By Samantha Cornwell
Leaving Records is a Los Angeles-based label run by musician Matthew David McQueen (aka matthewdavid) and Jesselissa Lisa Moretti. The operation is based out of their pyramid, which is tucked away in the green hills of Mt. Washington. Their releases float in that immaculate space where the electronic meets the organic. We could throw a number of adjectives at you right now-- beat-centric, ambient, hip-hop-inspired, sample-delic-- but let’s get the story in Matthew's own words, which he shared with us via email:
AZ: Why did you start Leaving Records?
Matthew: While I was working at dublab, a non-profit internet radio posse out of Los Angeles), there were daily encounters with untapped musicians from many scenes. I presented the label idea to my favorite artist, Jesselisa, and she agreed to head all visual direction. We had been entirely dialed-in to the Los Angeles music and art scene at Florida State University, [where we met,] head-on immersed in a wonderful art department and college radio station. It was something that we started in our living room, cutting and pasting away at our new homie dak’s debut release. The silk-screening, the tape-dubbing, it was all done as an art project. It wasn’t long until we realized the project was one we could let others see and hear through the pipelines of dublab, sort of re-injecting all the amazing music we had come across through that very same community of world-wide listenership and art.
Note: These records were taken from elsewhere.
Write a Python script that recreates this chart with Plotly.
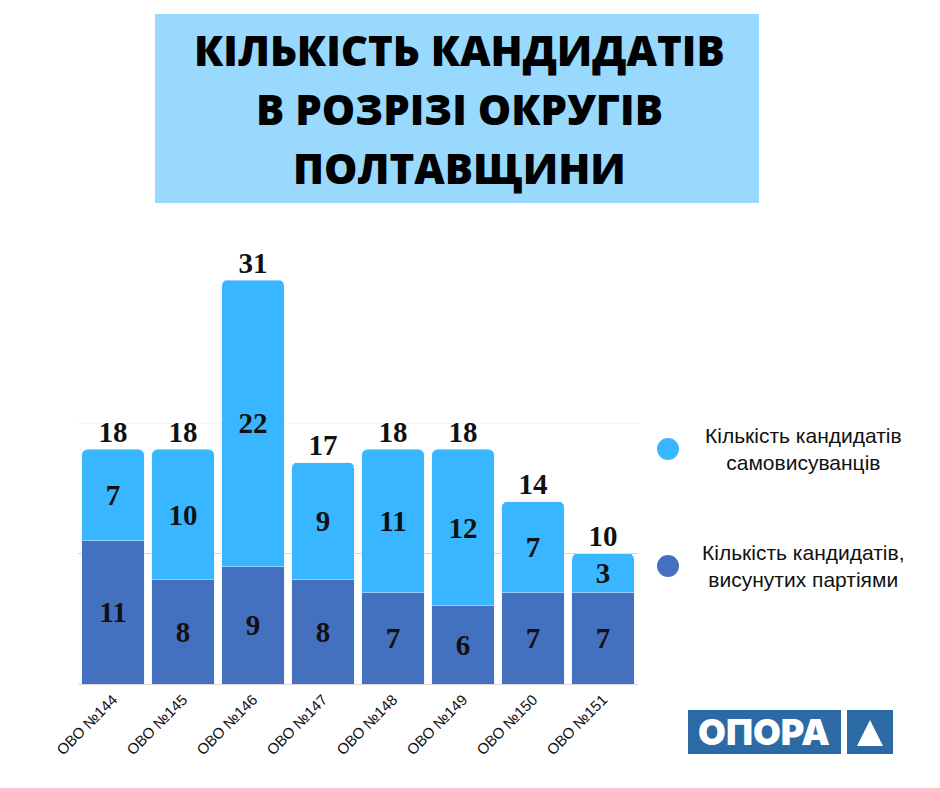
import plotly.graph_objects as go

districts = ["ОВО №144", "ОВО №145", "ОВО №146", "ОВО №147",
             "ОВО №148", "ОВО №149", "ОВО №150", "ОВО №151"]
by_party = [11, 8, 9, 8, 7, 6, 7, 7]
self_nominated = [7, 10, 22, 9, 11, 12, 7, 3]
totals = [p + s for p, s in zip(by_party, self_nominated)]

title_lines = ["КІЛЬКІСТЬ КАНДИДАТІВ", "В РОЗРІЗІ ОКРУГІВ", "ПОЛТАВЩИНИ"]
legend_names = ["Кількість кандидатів<br>самовисуванців",
                "Кількість кандидатів,<br>висунутих партіями"]

LIGHT = "#38b6ff"
DARK = "#4470c0"
NUM_FONT = dict(family="Liberation Serif", size=29, color="#111111", weight="bold")

# page has an 8px body margin, so the figure is a bit smaller than the window
W, H = 924, 772


def px(x):
    # screen x -> paper fraction
    return (x - 8) / W


def py(y):
    return 1 - (y - 8) / H


fig = go.Figure()
fig.add_trace(go.Bar(x=districts, y=by_party, marker_color=DARK,
                     text=by_party, textposition="inside",
                     insidetextanchor="middle", textfont=NUM_FONT,
                     name="партії"))
fig.add_trace(go.Bar(x=districts, y=self_nominated, marker_color=LIGHT,
                     text=self_nominated, textposition="inside",
                     insidetextanchor="middle", textfont=NUM_FONT,
                     name="самовисуванці"))
# totals above the bars
fig.add_trace(go.Scatter(x=districts, y=totals, mode="text",
                         text=[str(t) for t in totals],
                         textposition="top center", textfont=NUM_FONT,
                         showlegend=False, cliponaxis=False))

fig.update_layout(
    width=W, height=H,
    margin=dict(l=0, r=0, t=0, b=0, autoexpand=False),
    paper_bgcolor="white", plot_bgcolor="white",
    barmode="stack", bargap=0.114, barcornerradius=5,
    showlegend=False,
    xaxis=dict(domain=[px(78), px(638)], showgrid=False,
               showline=True, linecolor="#dddddd", linewidth=1,
               tickangle=-45, ticks="",
               tickfont=dict(family="Liberation Sans", size=15, color="#111111")),
    yaxis=dict(domain=[py(684), py(241)], range=[0, 34],
               showticklabels=False, tickvals=[10],
               showgrid=True, gridcolor="#d4d4d4", gridwidth=1,
               minor=dict(tickvals=[20], showgrid=True, gridcolor="#f5f5f5"),
               zeroline=False),
)

# title box
fig.add_shape(type="rect", xref="paper", yref="paper",
              x0=px(155), x1=px(759), y0=py(203), y1=py(14),
              fillcolor="#99d9fd", line_width=0, layer="below")
for i, line in enumerate(title_lines):
    fig.add_annotation(text=line, xref="paper", yref="paper",
                       x=px(459), y=py(50 + i * 58.5), showarrow=False,
                       xanchor="center", yanchor="middle",
                       font=dict(family="Open Sans", size=42, color="black",
                                 weight=800))

# legend
for i, (name, col) in enumerate(zip(legend_names, [LIGHT, DARK])):
    cy = 449 + i * 117
    fig.add_shape(type="circle", xref="paper", yref="paper",
                  x0=px(657), x1=px(679), y0=py(cy + 11), y1=py(cy - 11),
                  fillcolor=col, line_width=0)
    fig.add_annotation(text=name, xref="paper", yref="paper",
                       x=px(803), y=py(cy), showarrow=False, align="center",
                       xanchor="center", yanchor="middle",
                       font=dict(family="Liberation Sans", size=21, color="#111111"))

# logo
LOGO = "#2b6aa5"
fig.add_shape(type="rect", xref="paper", yref="paper",
              x0=px(688), x1=px(841), y0=py(754), y1=py(710),
              fillcolor=LOGO, line_width=0)
fig.add_shape(type="rect", xref="paper", yref="paper",
              x0=px(847), x1=px(893), y0=py(754), y1=py(710),
              fillcolor=LOGO, line_width=0)
fig.add_shape(type="path", xref="paper", yref="paper",
              path=f"M {px(857)} {py(746)} L {px(883)} {py(746)} L {px(870)} {py(720)} Z",
              fillcolor="white", line_width=0)
fig.add_annotation(text="ОПОРА", xref="paper", yref="paper",
                   x=px(764), y=py(732), showarrow=False,
                   xanchor="center", yanchor="middle",
                   font=dict(family="Inter", size=36, color="white", weight=900))

fig.write_html("out.html")
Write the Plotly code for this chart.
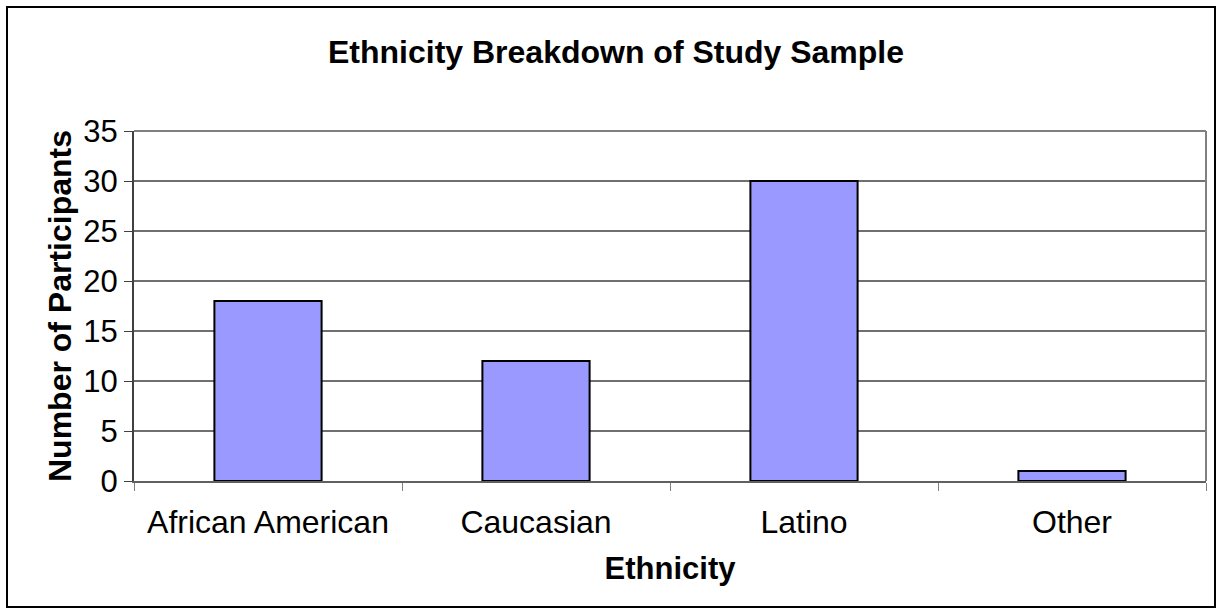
import plotly.graph_objects as go

# Study sample counts by ethnicity
categories = ["African American", "Caucasian", "Latino", "Other"]
participants = [18, 12, 30, 1]
y_ticks = [0, 5, 10, 15, 20, 25, 30, 35]

FONT = "Liberation Sans, Arial, sans-serif"

fig = go.Figure(
    go.Bar(
        x=categories,
        y=participants,
        width=0.4,
        marker=dict(color="#9999FF", line=dict(color="#000000", width=2)),
        hoverinfo="x+y",
    )
)

fig.update_layout(
    width=1217,
    height=609,
    margin=dict(l=134, r=11, t=131, b=128),
    paper_bgcolor="white",
    plot_bgcolor="white",
    showlegend=False,
    font=dict(family=FONT, color="#000000", size=32),
    title=dict(
        text="<b>Ethnicity Breakdown of Study Sample</b>",
        x=616 / 1217,
        xanchor="center",
        y=1 - 52 / 609,
        yanchor="middle",
        font=dict(family=FONT, size=32, color="#000000"),
    ),
    shapes=[
        # outer frame of the chart
        dict(type="rect", xref="paper", yref="paper",
             x0=-127 / 1072, x1=1 + 9 / 1072, y0=-126 / 350, y1=1 + 124 / 350,
             line=dict(color="#000000", width=2), layer="below"),
        # plot area frame (top and right edges)
        dict(type="line", xref="paper", yref="paper", x0=0, x1=1, y0=1, y1=1,
             line=dict(color="#808080", width=2)),
        dict(type="line", xref="paper", yref="paper", x0=1, x1=1, y0=0, y1=1,
             line=dict(color="#808080", width=2)),
    ],
)

fig.update_xaxes(
    type="category",
    tickson="boundaries",
    ticks="outside",
    ticklen=8,
    tickwidth=1,
    tickcolor="#808080",
    showline=True,
    linecolor="#606060",
    linewidth=2,
    showgrid=False,
    ticklabelstandoff=12,
    tickfont=dict(family=FONT, size=32),
    title=dict(text="<b>Ethnicity</b>", font=dict(family=FONT, size=31), standoff=18),
)

fig.update_yaxes(
    range=[0, 35],
    tickvals=y_ticks,
    ticks="outside",
    ticklen=8,
    tickwidth=1,
    tickcolor="#404040",
    showline=True,
    linecolor="#404040",
    linewidth=2,
    showgrid=True,
    gridcolor="#707070",
    gridwidth=2,
    zeroline=False,
    tickfont=dict(family=FONT, size=31),
    title=dict(text="<b>Number of Participants</b>", font=dict(family=FONT, size=32), standoff=2),
)

fig.write_html("out.html")
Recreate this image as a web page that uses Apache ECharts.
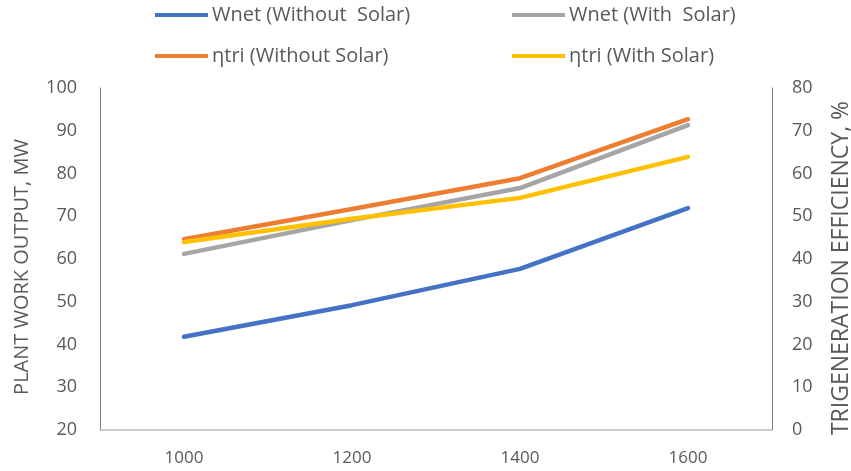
<!DOCTYPE html>
<html><head><meta charset="utf-8">
<script src="https://cdn.jsdelivr.net/npm/echarts@6/dist/echarts.min.js"></script>
<style>html,body{margin:0;padding:0;background:#fff}#c{width:851px;height:471px}</style>
</head><body><div id="c"></div>
<script>
var categories = ['1000', '1200', '1400', '1600'];
var wnetWithout = [41.8, 49.2, 57.7, 71.9];
var wnetWith = [61.2, 69.1, 76.6, 91.3];
var etaWithout = [44.6, 51.7, 58.9, 72.7];
var etaWith = [44.0, 49.4, 54.3, 63.9];
var seriesNames = ['Wnet (Without  Solar)', 'Wnet (With  Solar)', 'ηtri (Without Solar)', 'ηtri (With Solar)'];
var colors = ['#4472C4', '#A5A5A5', '#ED7D31', '#FFC000'];

var font = '"Open Sans", sans-serif';
var txt = '#595959';
function legendAt(name, left, top) {
  return {
    data: [name], left: left, top: top, icon: 'rect', itemWidth: 53, itemHeight: 4, itemGap: 0,
    textStyle: { color: txt, fontSize: 20, fontFamily: font, padding: [0, 0, 0, -1] }
  };
}
function mk(name, data, color, yIdx) {
  return {
    name: name, type: 'line', data: data, yAxisIndex: yIdx, showSymbol: false, symbol: 'none',
    lineStyle: { color: color, width: 4.5, cap: 'round', join: 'round' },
    itemStyle: { color: color }
  };
}
var chart = echarts.init(document.getElementById('c'));
chart.setOption({
  animation: false,
  textStyle: { fontFamily: font },
  legend: [
    legendAt(seriesNames[0], 150, 0),
    legendAt(seriesNames[1], 507, 0),
    legendAt(seriesNames[2], 150, 41),
    legendAt(seriesNames[3], 507, 41)
  ],
  grid: { left: 100, right: 79, top: 88, bottom: 41, outerBoundsMode: 'none', containLabel: false },
  xAxis: {
    type: 'category', data: categories, boundaryGap: true,
    axisLine: { lineStyle: { color: '#BFBFBF', width: 1.5 } },
    axisTick: { show: false },
    axisLabel: { color: txt, fontSize: 17, fontFamily: font, margin: 20 },
    splitLine: { show: false }
  },
  yAxis: [
    {
      type: 'value', min: 20, max: 100, interval: 10, position: 'left',
      name: 'PLANT WORK OUTPUT, MW', nameLocation: 'middle', nameGap: 68, nameRotate: 90,
      nameTextStyle: { color: txt, fontSize: 20, fontFamily: font, padding: [0, 16, 0, 0] },
      axisLine: { show: true, lineStyle: { color: '#7F7F7F', width: 1 } },
      axisTick: { show: false },
      axisLabel: { color: txt, fontSize: 18, fontFamily: font, margin: 23 },
      splitLine: { show: false }
    },
    {
      type: 'value', min: 0, max: 80, interval: 10, position: 'right',
      name: 'TRIGENERATION EFFICIENCY, %', nameLocation: 'middle', nameGap: 58, nameRotate: 90,
      nameTextStyle: { color: txt, fontSize: 23, fontFamily: font, padding: [0, 18, 0, 0] },
      axisLine: { show: true, lineStyle: { color: '#7F7F7F', width: 1 } },
      axisTick: { show: false },
      axisLabel: { color: txt, fontSize: 18, fontFamily: font, margin: 20 },
      splitLine: { show: false }
    }
  ],
  series: [
    mk(seriesNames[0], wnetWithout, colors[0], 0),
    mk(seriesNames[1], wnetWith, colors[1], 0),
    mk(seriesNames[2], etaWithout, colors[2], 1),
    mk(seriesNames[3], etaWith, colors[3], 1)
  ]
});
</script></body></html>
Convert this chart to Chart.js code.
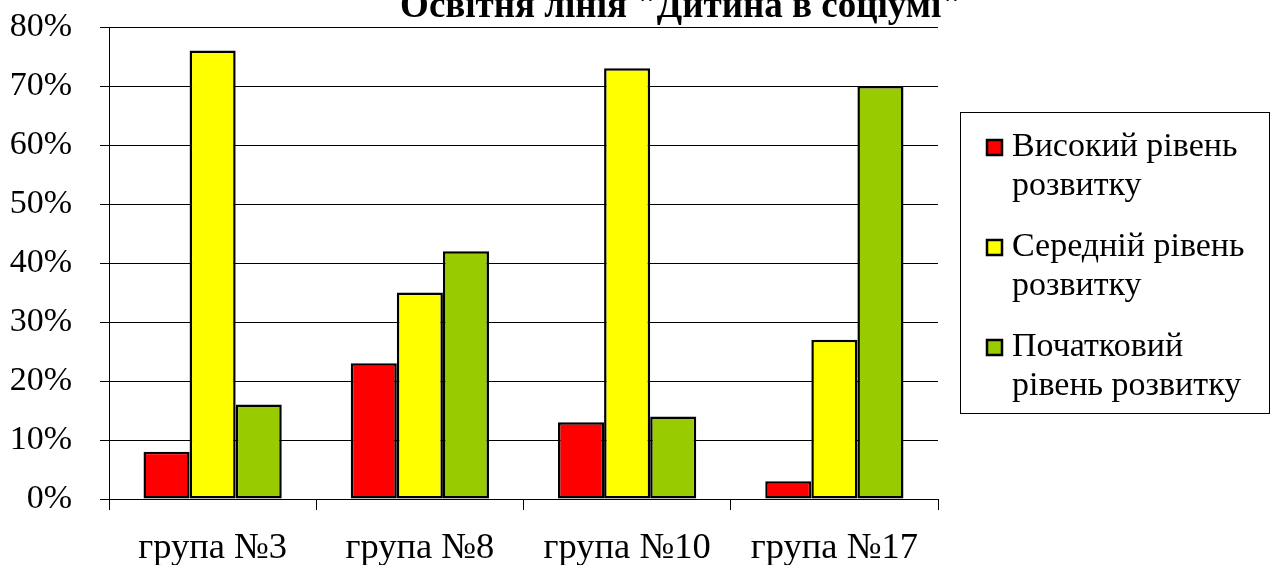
<!DOCTYPE html>
<html>
<head>
<meta charset="utf-8">
<script src="https://cdn.jsdelivr.net/npm/chart.js@4/dist/chart.umd.min.js"></script>
<style>
html,body{margin:0;padding:0;background:#fff;}
#wrap{width:1272px;height:565px;position:relative;}
</style>
</head>
<body>
<div id="wrap"><canvas id="c" width="1272" height="565"></canvas></div>
<script>
const titleText = 'Освітня лінія "Дитина в соціумі"';
const categories = ['група №3', 'група №8', 'група №10', 'група №17'];
const seriesNames = [['Високий рівень', 'розвитку'], ['Середній рівень', 'розвитку'], ['Початковий', 'рівень розвитку']];
const highLevel = [8, 23, 13, 3];
const middleLevel = [76, 35, 73, 27];
const initialLevel = [16, 42, 14, 70];
const yTicks = [0, 10, 20, 30, 40, 50, 60, 70, 80];
const colors = ['#FF0000', '#FFFF00', '#99CC00'];

const FONT = "'Liberation Serif', 'DejaVu Serif', serif";

const titlePlugin = {
  id: 'customTitle',
  afterDraw(chart) {
    const ctx = chart.ctx;
    ctx.save();
    ctx.font = 'bold 37px ' + FONT;
    ctx.fillStyle = '#000';
    ctx.textAlign = 'center';
    ctx.textBaseline = 'alphabetic';
    ctx.fillText(titleText, 681, 17);
    ctx.restore();
  }
};

const legendPlugin = {
  id: 'customLegend',
  afterDraw(chart) {
    const ctx = chart.ctx;
    ctx.save();
    ctx.strokeStyle = '#000';
    ctx.lineWidth = 1;
    ctx.strokeRect(960.5, 112.5, 309, 301);
    ctx.font = '34px ' + FONT;
    ctx.textBaseline = 'middle';
    ctx.textAlign = 'left';
    chart.data.datasets.forEach((ds, i) => {
      const y0 = 147 + i * 100;
      ctx.fillStyle = ds.backgroundColor;
      ctx.fillRect(987, y0 - 7, 15, 15);
      ctx.strokeStyle = '#000';
      ctx.lineWidth = 2.5;
      ctx.strokeRect(987, y0 - 7, 15, 15);
      ctx.fillStyle = '#000';
      seriesNames[i].forEach((ln, j) => {
        ctx.fillText(ln, 1012, y0 + j * 39);
      });
    });
    ctx.restore();
  }
};

new Chart(document.getElementById('c'), {
  type: 'bar',
  data: {
    labels: categories,
    datasets: [
      { label: seriesNames[0].join(' '), data: highLevel, backgroundColor: colors[0] },
      { label: seriesNames[1].join(' '), data: middleLevel, backgroundColor: colors[1] },
      { label: seriesNames[2].join(' '), data: initialLevel, backgroundColor: colors[2] }
    ].map(d => Object.assign(d, { borderColor: '#000', borderWidth: 2.5, borderSkipped: false,
      categoryPercentage: 0.667, barPercentage: 1.0 }))
  },
  options: {
    responsive: false,
    animation: false,
    events: [],
    layout: { padding: { top: 27, right: 334, left: 0, bottom: 0 } },
    plugins: {
      legend: { display: false },
      title: { display: false },
      tooltip: { enabled: false }
    },
    scales: {
      x: {
        grid: { display: true, drawOnChartArea: false, drawTicks: true, tickLength: 11, color: '#000', offset: true },
        border: { display: true, color: '#000', width: 1 },
        ticks: { color: '#000', font: { family: FONT, size: 36.5 }, padding: 17 },
        afterFit(scale) { scale.height = 66; scale.paddingLeft = 0; scale.paddingRight = 0; }
      },
      y: {
        min: 0, max: 80,
        afterBuildTicks(scale) { scale.ticks = yTicks.map(v => ({ value: v })); },
        grid: { color: '#000', lineWidth: 1, tickLength: 9 },
        border: { display: true, color: '#000', width: 1 },
        ticks: { color: '#000', font: { family: FONT, size: 34 }, padding: 28,
          callback: v => v + '%' },
        afterFit(scale) { scale.width = 109; scale.paddingTop = 0; scale.paddingBottom = 0; }
      }
    }
  },
  plugins: [titlePlugin, legendPlugin]
});
</script>
</body>
</html>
Nothing would have happened without both of us. With me having complete confidence in Jesselisa’s craft and design as visual director of the label, and her having trust in my curation of unheard music, we began... It’s so valuable working closely with our artists to develop their first records, to develop the album art. It’s all an intensely personal experience for us, making everything together. We learned a lot from dublab, and they exposed us to a lot of the artists we have and are currently working with.
By Jack Shankly (Transparent)
Tri Angle Records is an electronic stable curated by 24-year-old London/New York resident Robin Carolan. As a core contributor to the 20 Jazz Funk Greats blog (which is affiliated with Altered Zones, although Carolan himself is not an AZ contributor), Carolan's vision blurs the line between mainstream and avant-garde to the point of erasing the distinction altogether. With an artist roster that includes Balam Acab, oOoOO, Nowa Huta, and Stalker, the label is excavating the inherent weirdness and darkness of contemporary pop, and twisting its structures into brave new forms. Altered Zones recently spoke to Robin about his aims for Tri Angle, the curse of "witch house", and the fascinating car-crash that is Lindsay Lohan.
AZ: At what point did you decide to translate your success with 20JFG to a physical label?
Robin: Tri Angle was borne mostly out of frustration. As much as I enjoy writing about music and promoting it in that way, at some point last year I felt like I wanted to have more of a hand in getting the music out there.
AZ: Your deal with Kompakt seems perfectly appropriate. How did that come about?
Robin: Kompakt, knowing my background and what I was about, basically took a leap of faith and offered me a label. I’d known the Kompakt guys for a while and had helped out on a few projects, like the Fright imprint which [Kompakt founder] Michael Mayer and [Kompakt label manager] Jon Berry set up to release artists like Gatekeeper and Antoni Maiovvi. When I decided I was really serious about starting a label, I went to them merely looking for advice. A week later, they came back to me with this amazing offer. I grew up listening to Kompakt records, so it was a pretty surreal moment. Kompakt are so good at what they do. Having that kind of support has been massively important to me.